I had read the forums before I got mine so the first thing I did when I got it home was completely tear it down. The whole trigger group, safety lever, grip off, firng pin out of the bolt, ect,ect. Then I closely inspected everything as I de-greased/oil every piece and part and the internal threads on the reciever with alcohol based brake cleaner then blew them all dry.
Then I locktite'd every screw, and oiled everything but the firing pin with some gun oil in the cleaning kit.
I took it out that day and started shootig on gas setting 4 but knowing lower settings will be easier on the rifle I quickly got it down to level 1. Shot 200ish rounds that day with zero malfunctions.
Then I took it home and pulled the bolt and trigger group again for fun. This is where I made a little mistake. I decided this time to oil the bolt/carrier and trigger group with some Lukas 15-40 synthetic oil. This heavy lube caused too much viscous drag on the hammer which caused almost every primer to blank (the firing pin not only needs to hit the primer hard enough to ignite it but the pin must also be carrying enough energy to support the primer during ignition or else the pressure punches disks out of the primer, back through the firing pin hole on the bolt face) filling the reciever with little disks. I confirmed oil was the cause on my next outting by cleanig the hammer pivot, switching lube, firing, pull it apart, clean, switch lube, fire, repeat over and over untill I was 110% sure it was the oil and not the rifle. Then I nerded right out and weighed the hammer, firing pin, researched what the average "lock time" in semi auto rifles was, measured my hammer spring, calculated how fast it could accelerate the rotation of the hammer, blah blah blah, nerd nerd nerd, then did some simple physics calculations (nerding) and found
that the tip of my firing pin should be exerting something in the high 50 000- 60 000 psi assuming no friction or drag. ...... Long story short too thick of oil onthe hammer slows it down too much.

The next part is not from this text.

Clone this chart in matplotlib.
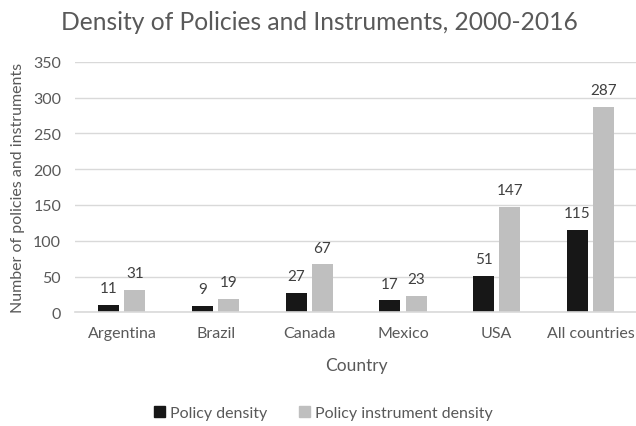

So I settled on Lukas 15-40 on the bolt/carrier because it's slippery and sticky... It stays put. On the hammer I use a very very thin light oil called triflow and it smells amazing too.
I put almost 4000 rounds through it without a single cleaning or oiling and still not a single malfunction or any screw loose. I recently gave it it's 3rd cleaning and put a couple hundred more through.
Aparently some people have had massive point of impact changes aftere removing and reinstalling the barrel. In my opinion it's because these people didn't have the feel for seating the screw properly in the dimple of the barrel. I take mine off and on all the time now and I've never noticed any shift whatsoever, but I must admit I'm only shooting iron sights so there may be some but I expect very little if anything over 1/4moa.